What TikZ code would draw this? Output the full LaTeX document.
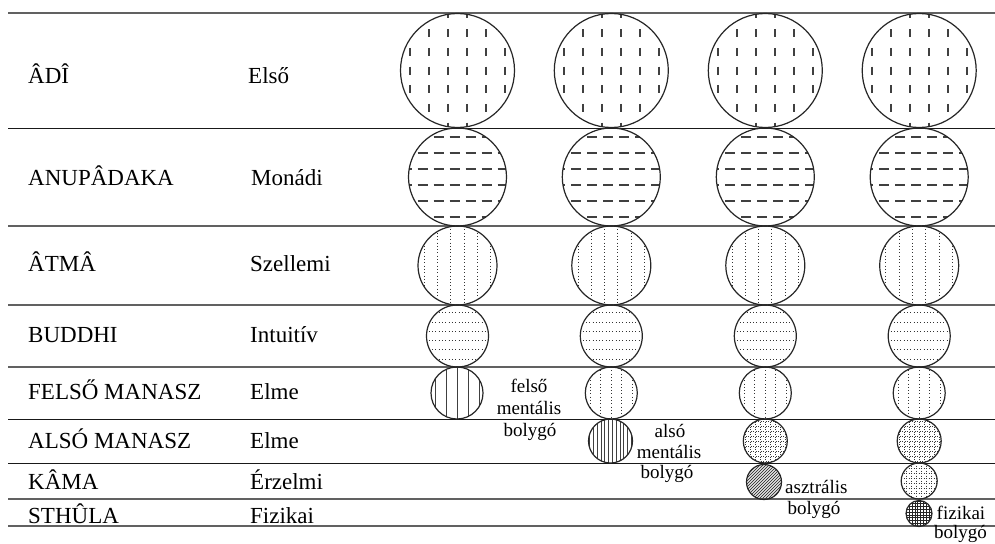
\documentclass[tikz,border=0pt]{standalone}
\usepackage{fontspec}
\setmainfont{Liberation Serif}
\begin{document}
\begin{tikzpicture}[x=1pt,y=-1pt,
  thickrule/.style={draw=black!62, line width=1.8pt},
  thinrule/.style={draw=black!90, line width=0.9pt},
  planet/.style={circle, draw=black!85, line width=1.2pt, inner sep=0pt},
  hatchline/.style={draw=black!75, line width=0.9pt},
  dashline/.style={draw=black!75, line width=1.7pt},
  dotline/.style={draw=black!80, line width=1pt, dash pattern=on 1pt off 2.3pt},
  finedot/.style={draw=black!78, line width=0.75pt, dash pattern=on 0.8pt off 1.7pt},
  lefttext/.style={anchor=base west, font=\fontsize{23}{26}\selectfont, inner sep=0pt},
  note/.style={anchor=base, font=\fontsize{19}{21}\selectfont, inner sep=0pt},
  notew/.style={anchor=base west, font=\fontsize{19}{21}\selectfont, inner sep=0pt}]
\useasboundingbox (0,0) rectangle (995,543);
\fill[white] (0,0) rectangle (995,543);

% rules
\foreach \y in {13,226,305,367,499,526} \draw[thickrule] (8,\y) -- (995,\y);
\foreach \y in {128,419,463} \draw[thinrule] (8,\y) -- (995,\y);

% left texts
\node[lefttext] (n1) at (28,83) {ÂDÎ};
\node[lefttext] (m1) at (248,83) {Első};
\node[lefttext] (n2) at (28,185) {ANUPÂDAKA};
\node[lefttext] (m2) at (251,185) {Monádi};
\node[lefttext] (n3) at (28,271) {ÂTMÂ};
\node[lefttext] (m3) at (250,271) {Szellemi};
\node[lefttext] (n4) at (28,342) {BUDDHI};
\node[lefttext] (m4) at (250,342) {Intuitív};
\node[lefttext] (n5) at (28,399.5) {FELSŐ MANASZ};
\node[lefttext] (m5) at (250,399.5) {Elme};
\node[lefttext] (n6) at (28,448) {ALSÓ MANASZ};
\node[lefttext] (m6) at (250,448) {Elme};
\node[lefttext] (n7) at (28,489) {KÂMA};
\node[lefttext] (m7) at (250,489) {Érzelmi};
\node[lefttext] (n8) at (28,523) {STHÛLA};
\node[lefttext] (m8) at (250,523) {Fizikai};

% row 1: vertical dashes
\foreach \cx [count=\i] in {457.5,611.3,765.3,919.2} {
  \begin{scope}
    \clip (\cx,70.5) circle (57pt);
    \foreach \dx in {-47.5,-28.5,-9.5,9.5,28.5,47.5}
      \foreach \dy in {-56,-37.3,-18.7,0,18.7,37.3,56}
        \draw[dashline] (\cx+\dx,70.5+\dy-4) -- (\cx+\dx,70.5+\dy+4);
  \end{scope}
  \node[planet, minimum size=114pt] (a\i) at (\cx,70.5) {};
}

% row 2: horizontal dashes
\foreach \cx [count=\i] in {457.5,611.3,765.3,919.2} {
  \begin{scope}
    \clip (\cx,177) circle (49pt);
    \foreach \dy in {-40,-24,-8,8,24,40}
      \foreach \dx in {-67,-51,-35,-19,-3,13,29,45,61}
        \draw[dashline] (\cx+\dx-5,177+\dy) -- (\cx+\dx+5,177+\dy);
  \end{scope}
  \node[planet, minimum size=98pt] (b\i) at (\cx,177) {};
}

% row 3: vertical dotted lines
\foreach \cx [count=\i] in {457.5,611.3,765.3,919.2} {
  \begin{scope}
    \clip (\cx,265.5) circle (39.5pt);
    \foreach \dx in {-33.25,-19.95,-6.65,6.65,19.95,33.25}
      \draw[dotline] (\cx+\dx,226) -- (\cx+\dx,305);
  \end{scope}
  \node[planet, minimum size=79pt] (c\i) at (\cx,265.5) {};
}

% row 4: horizontal dotted lines
\foreach \cx [count=\i] in {457.5,611.3,765.3,919.2} {
  \begin{scope}
    \clip (\cx,336) circle (31pt);
    \foreach \dy in {-23.25,-13.95,-4.65,4.65,13.95,23.25}
      \draw[dotline] (\cx-32,336+\dy) -- (\cx+32,336+\dy);
  \end{scope}
  \node[planet, minimum size=62pt] (d\i) at (\cx,336) {};
}

% row 5: column 1 solid vertical lines, others dotted
\begin{scope}
  \clip (457,393) circle (26pt);
  \foreach \dx in {-22,-11,0,11,22}
    \draw[hatchline] (457+\dx,367) -- (457+\dx,419);
\end{scope}
\node[planet, minimum size=52pt] (e1) at (457,393) {};
\foreach \cx [count=\i from 2] in {611.3,765.3,919.2} {
  \begin{scope}
    \clip (\cx,393) circle (26pt);
    \foreach \dx in {-21,-10.5,0,10.5,21}
      \draw[dotline] (\cx+\dx,367) -- (\cx+\dx,419);
  \end{scope}
  \node[planet, minimum size=52pt] (e\i) at (\cx,393) {};
}

% row 6: column 2 dense vertical lines, columns 3-4 dotted grid
\begin{scope}
  \clip (610.5,441) circle (22pt);
  \foreach \dx in {-20.9,-17.1,...,21}
    \draw[hatchline, line width=0.75pt] (610.5+\dx,419) -- (610.5+\dx,463);
\end{scope}
\node[planet, minimum size=44pt] (f2) at (610.5,441) {};
\foreach \cx [count=\i from 3] in {765.3,919.2} {
  \begin{scope}
    \clip (\cx,441) circle (22pt);
    \foreach \d in {-20,-15,...,20} {
      \draw[finedot] (\cx+\d,419) -- (\cx+\d,463);
      \draw[finedot] (\cx-22,441+\d) -- (\cx+22,441+\d);
    }
  \end{scope}
  \node[planet, minimum size=44pt] (f\i) at (\cx,441) {};
}

% row 7: column 3 diagonal hatching, column 4 dotted grid
\begin{scope}
  \clip (764,482) circle (17.5pt);
  \foreach \t in {-39,-36,...,39}
    \draw[hatchline, line width=0.8pt] (764+\t-20,502) -- (764+\t+20,462);
\end{scope}
\node[planet, minimum size=35pt] (g3) at (764,482) {};
\begin{scope}
  \clip (919.2,481) circle (18pt);
  \foreach \d in {-17.5,-12.5,...,17.5} {
    \draw[finedot] (919.2+\d,463) -- (919.2+\d,499);
    \draw[finedot] (901,481+\d) -- (937,481+\d);
  }
\end{scope}
\node[planet, minimum size=36pt] (g4) at (919.2,481) {};

% row 8: column 4 crosshatch
\begin{scope}
  \clip (919,513.5) circle (13pt);
  \foreach \d in {-12.6,-9.8,...,13} {
    \draw[draw=black!85, line width=0.6pt] (919+\d,500) -- (919+\d,527);
    \draw[draw=black!85, line width=0.6pt] (905,513.5+\d) -- (933,513.5+\d);
  }
\end{scope}
\node[planet, minimum size=26pt] (h4) at (919,513.5) {};

% planet labels
\node[note] (p1a) at (529,392) {felső};
\node[note] (p1b) at (529,414.5) {mentális};
\node[note] (p1c) at (530,436) {bolygó};
\node[note] (p2a) at (670,437) {alsó};
\node[note] (p2b) at (669,458) {mentális};
\node[note] (p2c) at (667,478.5) {bolygó};
\node[notew] (p3a) at (785,493) {asztrális};
\node[note] (p3b) at (814,514.5) {bolygó};
\node[notew] (p4a) at (936.5,519.5) {fizikai};
\node[notew] (p4b) at (934,538.5) {bolygó};
\end{tikzpicture}
\end{document}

==*==

■ TASK:
Transcribe the whole listing, character for character, but not its images.

■ EXERCISE ANSWER:
What TikZ code would draw this? Output the full LaTeX document.
\documentclass[tikz,border=0pt]{standalone}
\usepackage{fontspec}
\setmainfont{Liberation Serif}
\begin{document}
\begin{tikzpicture}[x=1pt,y=-1pt,
  thickrule/.style={draw=black!62, line width=1.8pt},
  thinrule/.style={draw=black!90, line width=0.9pt},
  planet/.style={circle, draw=black!85, line width=1.2pt, inner sep=0pt},
  hatchline/.style={draw=black!75, line width=0.9pt},
  dashline/.style={draw=black!75, line width=1.7pt},
  dotline/.style={draw=black!80, line width=1pt, dash pattern=on 1pt off 2.3pt},
  finedot/.style={draw=black!78, line width=0.75pt, dash pattern=on 0.8pt off 1.7pt},
  lefttext/.style={anchor=base west, font=\fontsize{23}{26}\selectfont, inner sep=0pt},
  note/.style={anchor=base, font=\fontsize{19}{21}\selectfont, inner sep=0pt},
  notew/.style={anchor=base west, font=\fontsize{19}{21}\selectfont, inner sep=0pt}]
\useasboundingbox (0,0) rectangle (995,543);
\fill[white] (0,0) rectangle (995,543);

% rules
\foreach \y in {13,226,305,367,499,526} \draw[thickrule] (8,\y) -- (995,\y);
\foreach \y in {128,419,463} \draw[thinrule] (8,\y) -- (995,\y);

% left texts
\node[lefttext] (n1) at (28,83) {ÂDÎ};
\node[lefttext] (m1) at (248,83) {Első};
\node[lefttext] (n2) at (28,185) {ANUPÂDAKA};
\node[lefttext] (m2) at (251,185) {Monádi};
\node[lefttext] (n3) at (28,271) {ÂTMÂ};
\node[lefttext] (m3) at (250,271) {Szellemi};
\node[lefttext] (n4) at (28,342) {BUDDHI};
\node[lefttext] (m4) at (250,342) {Intuitív};
\node[lefttext] (n5) at (28,399.5) {FELSŐ MANASZ};
\node[lefttext] (m5) at (250,399.5) {Elme};
\node[lefttext] (n6) at (28,448) {ALSÓ MANASZ};
\node[lefttext] (m6) at (250,448) {Elme};
\node[lefttext] (n7) at (28,489) {KÂMA};
\node[lefttext] (m7) at (250,489) {Érzelmi};
\node[lefttext] (n8) at (28,523) {STHÛLA};
\node[lefttext] (m8) at (250,523) {Fizikai};

% row 1: vertical dashes
\foreach \cx [count=\i] in {457.5,611.3,765.3,919.2} {
  \begin{scope}
    \clip (\cx,70.5) circle (57pt);
    \foreach \dx in {-47.5,-28.5,-9.5,9.5,28.5,47.5}
      \foreach \dy in {-56,-37.3,-18.7,0,18.7,37.3,56}
        \draw[dashline] (\cx+\dx,70.5+\dy-4) -- (\cx+\dx,70.5+\dy+4);
  \end{scope}
  \node[planet, minimum size=114pt] (a\i) at (\cx,70.5) {};
}

% row 2: horizontal dashes
\foreach \cx [count=\i] in {457.5,611.3,765.3,919.2} {
  \begin{scope}
    \clip (\cx,177) circle (49pt);
    \foreach \dy in {-40,-24,-8,8,24,40}
      \foreach \dx in {-67,-51,-35,-19,-3,13,29,45,61}
        \draw[dashline] (\cx+\dx-5,177+\dy) -- (\cx+\dx+5,177+\dy);
  \end{scope}
  \node[planet, minimum size=98pt] (b\i) at (\cx,177) {};
}

% row 3: vertical dotted lines
\foreach \cx [count=\i] in {457.5,611.3,765.3,919.2} {
  \begin{scope}
    \clip (\cx,265.5) circle (39.5pt);
    \foreach \dx in {-33.25,-19.95,-6.65,6.65,19.95,33.25}
      \draw[dotline] (\cx+\dx,226) -- (\cx+\dx,305);
  \end{scope}
  \node[planet, minimum size=79pt] (c\i) at (\cx,265.5) {};
}

% row 4: horizontal dotted lines
\foreach \cx [count=\i] in {457.5,611.3,765.3,919.2} {
  \begin{scope}
    \clip (\cx,336) circle (31pt);
    \foreach \dy in {-23.25,-13.95,-4.65,4.65,13.95,23.25}
      \draw[dotline] (\cx-32,336+\dy) -- (\cx+32,336+\dy);
  \end{scope}
  \node[planet, minimum size=62pt] (d\i) at (\cx,336) {};
}

% row 5: column 1 solid vertical lines, others dotted
\begin{scope}
  \clip (457,393) circle (26pt);
  \foreach \dx in {-22,-11,0,11,22}
    \draw[hatchline] (457+\dx,367) -- (457+\dx,419);
\end{scope}
\node[planet, minimum size=52pt] (e1) at (457,393) {};
\foreach \cx [count=\i from 2] in {611.3,765.3,919.2} {
  \begin{scope}
    \clip (\cx,393) circle (26pt);
    \foreach \dx in {-21,-10.5,0,10.5,21}
      \draw[dotline] (\cx+\dx,367) -- (\cx+\dx,419);
  \end{scope}
  \node[planet, minimum size=52pt] (e\i) at (\cx,393) {};
}

% row 6: column 2 dense vertical lines, columns 3-4 dotted grid
\begin{scope}
  \clip (610.5,441) circle (22pt);
  \foreach \dx in {-20.9,-17.1,...,21}
    \draw[hatchline, line width=0.75pt] (610.5+\dx,419) -- (610.5+\dx,463);
\end{scope}
\node[planet, minimum size=44pt] (f2) at (610.5,441) {};
\foreach \cx [count=\i from 3] in {765.3,919.2} {
  \begin{scope}
    \clip (\cx,441) circle (22pt);
    \foreach \d in {-20,-15,...,20} {
      \draw[finedot] (\cx+\d,419) -- (\cx+\d,463);
      \draw[finedot] (\cx-22,441+\d) -- (\cx+22,441+\d);
    }
  \end{scope}
  \node[planet, minimum size=44pt] (f\i) at (\cx,441) {};
}

% row 7: column 3 diagonal hatching, column 4 dotted grid
\begin{scope}
  \clip (764,482) circle (17.5pt);
  \foreach \t in {-39,-36,...,39}
    \draw[hatchline, line width=0.8pt] (764+\t-20,502) -- (764+\t+20,462);
\end{scope}
\node[planet, minimum size=35pt] (g3) at (764,482) {};
\begin{scope}
  \clip (919.2,481) circle (18pt);
  \foreach \d in {-17.5,-12.5,...,17.5} {
    \draw[finedot] (919.2+\d,463) -- (919.2+\d,499);
    \draw[finedot] (901,481+\d) -- (937,481+\d);
  }
\end{scope}
\node[planet, minimum size=36pt] (g4) at (919.2,481) {};

% row 8: column 4 crosshatch
\begin{scope}
  \clip (919,513.5) circle (13pt);
  \foreach \d in {-12.6,-9.8,...,13} {
    \draw[draw=black!85, line width=0.6pt] (919+\d,500) -- (919+\d,527);
    \draw[draw=black!85, line width=0.6pt] (905,513.5+\d) -- (933,513.5+\d);
  }
\end{scope}
\node[planet, minimum size=26pt] (h4) at (919,513.5) {};

% planet labels
\node[note] (p1a) at (529,392) {felső};
\node[note] (p1b) at (529,414.5) {mentális};
\node[note] (p1c) at (530,436) {bolygó};
\node[note] (p2a) at (670,437) {alsó};
\node[note] (p2b) at (669,458) {mentális};
\node[note] (p2c) at (667,478.5) {bolygó};
\node[notew] (p3a) at (785,493) {asztrális};
\node[note] (p3b) at (814,514.5) {bolygó};
\node[notew] (p4a) at (936.5,519.5) {fizikai};
\node[notew] (p4b) at (934,538.5) {bolygó};
\end{tikzpicture}
\end{document}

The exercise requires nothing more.